● **Task**
All the data must come back unchanged, except that pictures are left out.

● **Available data**

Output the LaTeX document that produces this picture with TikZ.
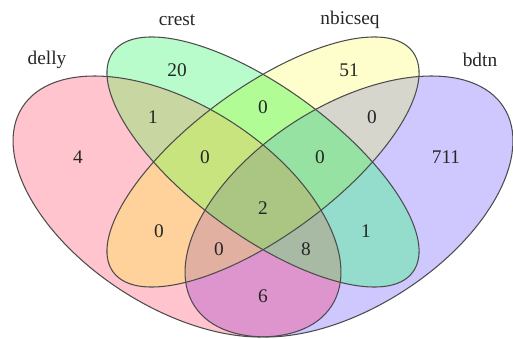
\documentclass[tikz,border=0pt]{standalone}
\usepackage{fontspec}
\setmainfont{Liberation Serif}

%% ── Region colours ──────────────────────────────────────────────────────────
\definecolor{cD}{RGB}{255,196,206}
\definecolor{cC}{RGB}{184,252,204}
\definecolor{cN}{RGB}{254,254,204}
\definecolor{cB}{RGB}{206,200,254}
\definecolor{cDC}{RGB}{200,214,162}
\definecolor{cDN}{RGB}{254,210,154}
\definecolor{cDB}{RGB}{222,148,204}
\definecolor{cCN}{RGB}{178,252,150}
\definecolor{cCB}{RGB}{148,220,204}
\definecolor{cNB}{RGB}{214,214,204}
\definecolor{cDCN}{RGB}{200,228,126}
\definecolor{cDCB}{RGB}{168,186,164}
\definecolor{cDNB}{RGB}{226,176,160}
\definecolor{cCNB}{RGB}{150,226,162}
\definecolor{cAll}{RGB}{170,198,130}

%% ── Ellipse outlines (outer pair / inner pair) ──────────────────────────────
\newcommand{\outerE}{(0,0) ellipse (3.676 and 2.012)}
\newcommand{\innerE}{(0,0) ellipse (3.718 and 1.472)}

\begin{document}
\begin{tikzpicture}[
  every node/.style={font=\fontsize{11}{13}\selectfont, text=black!85},
  %% ── Set placement styles ────────────────────────────────────────────────
  eD/.style={shift={(3.54,2.63)}, rotate=-32.7},
  eC/.style={shift={(5.26,3.52)}, rotate=-36.3},
  eN/.style={shift={(5.26,3.52)}, rotate=36.3},
  eB/.style={shift={(6.98,2.63)}, rotate=32.7},
  setring/.style={draw=black!70, line width=0.6pt},
  %% ── Label styles ────────────────────────────────────────────────────────
  setname/.style={inner sep=1pt},
  count/.style={inner sep=1pt},
]

\useasboundingbox (0,0) rectangle (10.26,6.76);

%% ═══════════════════════════════════════════════════════════════════════════
%% REGION FILLS (singles, then pairs, triples, all four)
%% ═══════════════════════════════════════════════════════════════════════════

\fill[cD, eD] \outerE;
\fill[cC, eC] \innerE;
\fill[cN, eN] \innerE;
\fill[cB, eB] \outerE;

%% — pairs ───────────────────────────────────────────────────────────────────
\begin{scope}\clip[eD] \outerE; \fill[cDC, eC] \innerE; \end{scope}
\begin{scope}\clip[eD] \outerE; \fill[cDN, eN] \innerE; \end{scope}
\begin{scope}\clip[eD] \outerE; \fill[cDB, eB] \outerE; \end{scope}
\begin{scope}\clip[eC] \innerE; \fill[cCN, eN] \innerE; \end{scope}
\begin{scope}\clip[eC] \innerE; \fill[cCB, eB] \outerE; \end{scope}
\begin{scope}\clip[eN] \innerE; \fill[cNB, eB] \outerE; \end{scope}

%% — triples ─────────────────────────────────────────────────────────────────
\begin{scope}\clip[eD] \outerE; \clip[eC] \innerE; \fill[cDCN, eN] \innerE; \end{scope}
\begin{scope}\clip[eD] \outerE; \clip[eC] \innerE; \fill[cDCB, eB] \outerE; \end{scope}
\begin{scope}\clip[eD] \outerE; \clip[eN] \innerE; \fill[cDNB, eB] \outerE; \end{scope}
\begin{scope}\clip[eC] \innerE; \clip[eN] \innerE; \fill[cCNB, eB] \outerE; \end{scope}

%% — all four ────────────────────────────────────────────────────────────────
\begin{scope}
  \clip[eD] \outerE; \clip[eC] \innerE; \clip[eN] \innerE;
  \fill[cAll, eB] \outerE;
\end{scope}

%% — outlines on top ─────────────────────────────────────────────────────────
\draw[setring, eD] \outerE;
\draw[setring, eC] \innerE;
\draw[setring, eN] \innerE;
\draw[setring, eB] \outerE;

%% ═══════════════════════════════════════════════════════════════════════════
%% SET NAMES
%% ═══════════════════════════════════════════════════════════════════════════

\node[setname] (delly) at (0.94, 5.56) {delly};
\node[setname] (crest) at (3.54, 6.36) {crest};
\node[setname] (nbic)  at (7.00, 6.36) {nbicseq};
\node[setname] (bdtn)  at (9.60, 5.56) {bdtn};

%% ═══════════════════════════════════════════════════════════════════════════
%% REGION COUNTS
%% ═══════════════════════════════════════════════════════════════════════════

%% — single sets ─────────────────────────────────────────────────────────────
\node[count] (nD)    at (1.56, 3.62) {4};
\node[count] (nC)    at (3.54, 5.36) {20};
\node[count] (nN)    at (6.98, 5.36) {51};
\node[count] (nB)    at (8.92, 3.62) {711};

%% — pairs ───────────────────────────────────────────────────────────────────
\node[count] (nDC)   at (3.06, 4.42) {1};
\node[count] (nCN)   at (5.26, 4.62) {0};
\node[count] (nNB)   at (7.44, 4.42) {0};
\node[count] (nDN)   at (3.18, 2.14) {0};
\node[count] (nCB)   at (7.32, 2.14) {1};
\node[count] (nDB)   at (5.26, 0.84) {6};

%% — triples ─────────────────────────────────────────────────────────────────
\node[count] (nDCN)  at (4.10, 3.62) {0};
\node[count] (nCNB)  at (6.40, 3.62) {0};
\node[count] (nDNB)  at (4.38, 1.78) {0};
\node[count] (nDCB)  at (6.12, 1.78) {8};

%% — all four ────────────────────────────────────────────────────────────────
\node[count] (nAll)  at (5.26, 2.60) {2};

\end{tikzpicture}
\end{document}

● **Answer to this task**
Output the LaTeX document that produces this picture with TikZ.
\documentclass[tikz,border=0pt]{standalone}
\usepackage{fontspec}
\setmainfont{Liberation Serif}

%% ── Region colours ──────────────────────────────────────────────────────────
\definecolor{cD}{RGB}{255,196,206}
\definecolor{cC}{RGB}{184,252,204}
\definecolor{cN}{RGB}{254,254,204}
\definecolor{cB}{RGB}{206,200,254}
\definecolor{cDC}{RGB}{200,214,162}
\definecolor{cDN}{RGB}{254,210,154}
\definecolor{cDB}{RGB}{222,148,204}
\definecolor{cCN}{RGB}{178,252,150}
\definecolor{cCB}{RGB}{148,220,204}
\definecolor{cNB}{RGB}{214,214,204}
\definecolor{cDCN}{RGB}{200,228,126}
\definecolor{cDCB}{RGB}{168,186,164}
\definecolor{cDNB}{RGB}{226,176,160}
\definecolor{cCNB}{RGB}{150,226,162}
\definecolor{cAll}{RGB}{170,198,130}

%% ── Ellipse outlines (outer pair / inner pair) ──────────────────────────────
\newcommand{\outerE}{(0,0) ellipse (3.676 and 2.012)}
\newcommand{\innerE}{(0,0) ellipse (3.718 and 1.472)}

\begin{document}
\begin{tikzpicture}[
  every node/.style={font=\fontsize{11}{13}\selectfont, text=black!85},
  %% ── Set placement styles ────────────────────────────────────────────────
  eD/.style={shift={(3.54,2.63)}, rotate=-32.7},
  eC/.style={shift={(5.26,3.52)}, rotate=-36.3},
  eN/.style={shift={(5.26,3.52)}, rotate=36.3},
  eB/.style={shift={(6.98,2.63)}, rotate=32.7},
  setring/.style={draw=black!70, line width=0.6pt},
  %% ── Label styles ────────────────────────────────────────────────────────
  setname/.style={inner sep=1pt},
  count/.style={inner sep=1pt},
]

\useasboundingbox (0,0) rectangle (10.26,6.76);

%% ═══════════════════════════════════════════════════════════════════════════
%% REGION FILLS (singles, then pairs, triples, all four)
%% ═══════════════════════════════════════════════════════════════════════════

\fill[cD, eD] \outerE;
\fill[cC, eC] \innerE;
\fill[cN, eN] \innerE;
\fill[cB, eB] \outerE;

%% — pairs ───────────────────────────────────────────────────────────────────
\begin{scope}\clip[eD] \outerE; \fill[cDC, eC] \innerE; \end{scope}
\begin{scope}\clip[eD] \outerE; \fill[cDN, eN] \innerE; \end{scope}
\begin{scope}\clip[eD] \outerE; \fill[cDB, eB] \outerE; \end{scope}
\begin{scope}\clip[eC] \innerE; \fill[cCN, eN] \innerE; \end{scope}
\begin{scope}\clip[eC] \innerE; \fill[cCB, eB] \outerE; \end{scope}
\begin{scope}\clip[eN] \innerE; \fill[cNB, eB] \outerE; \end{scope}

%% — triples ─────────────────────────────────────────────────────────────────
\begin{scope}\clip[eD] \outerE; \clip[eC] \innerE; \fill[cDCN, eN] \innerE; \end{scope}
\begin{scope}\clip[eD] \outerE; \clip[eC] \innerE; \fill[cDCB, eB] \outerE; \end{scope}
\begin{scope}\clip[eD] \outerE; \clip[eN] \innerE; \fill[cDNB, eB] \outerE; \end{scope}
\begin{scope}\clip[eC] \innerE; \clip[eN] \innerE; \fill[cCNB, eB] \outerE; \end{scope}

%% — all four ────────────────────────────────────────────────────────────────
\begin{scope}
  \clip[eD] \outerE; \clip[eC] \innerE; \clip[eN] \innerE;
  \fill[cAll, eB] \outerE;
\end{scope}

%% — outlines on top ─────────────────────────────────────────────────────────
\draw[setring, eD] \outerE;
\draw[setring, eC] \innerE;
\draw[setring, eN] \innerE;
\draw[setring, eB] \outerE;

%% ═══════════════════════════════════════════════════════════════════════════
%% SET NAMES
%% ═══════════════════════════════════════════════════════════════════════════

\node[setname] (delly) at (0.94, 5.56) {delly};
\node[setname] (crest) at (3.54, 6.36) {crest};
\node[setname] (nbic)  at (7.00, 6.36) {nbicseq};
\node[setname] (bdtn)  at (9.60, 5.56) {bdtn};

%% ═══════════════════════════════════════════════════════════════════════════
%% REGION COUNTS
%% ═══════════════════════════════════════════════════════════════════════════

%% — single sets ─────────────────────────────────────────────────────────────
\node[count] (nD)    at (1.56, 3.62) {4};
\node[count] (nC)    at (3.54, 5.36) {20};
\node[count] (nN)    at (6.98, 5.36) {51};
\node[count] (nB)    at (8.92, 3.62) {711};

%% — pairs ───────────────────────────────────────────────────────────────────
\node[count] (nDC)   at (3.06, 4.42) {1};
\node[count] (nCN)   at (5.26, 4.62) {0};
\node[count] (nNB)   at (7.44, 4.42) {0};
\node[count] (nDN)   at (3.18, 2.14) {0};
\node[count] (nCB)   at (7.32, 2.14) {1};
\node[count] (nDB)   at (5.26, 0.84) {6};

%% — triples ─────────────────────────────────────────────────────────────────
\node[count] (nDCN)  at (4.10, 3.62) {0};
\node[count] (nCNB)  at (6.40, 3.62) {0};
\node[count] (nDNB)  at (4.38, 1.78) {0};
\node[count] (nDCB)  at (6.12, 1.78) {8};

%% — all four ────────────────────────────────────────────────────────────────
\node[count] (nAll)  at (5.26, 2.60) {2};

\end{tikzpicture}
\end{document}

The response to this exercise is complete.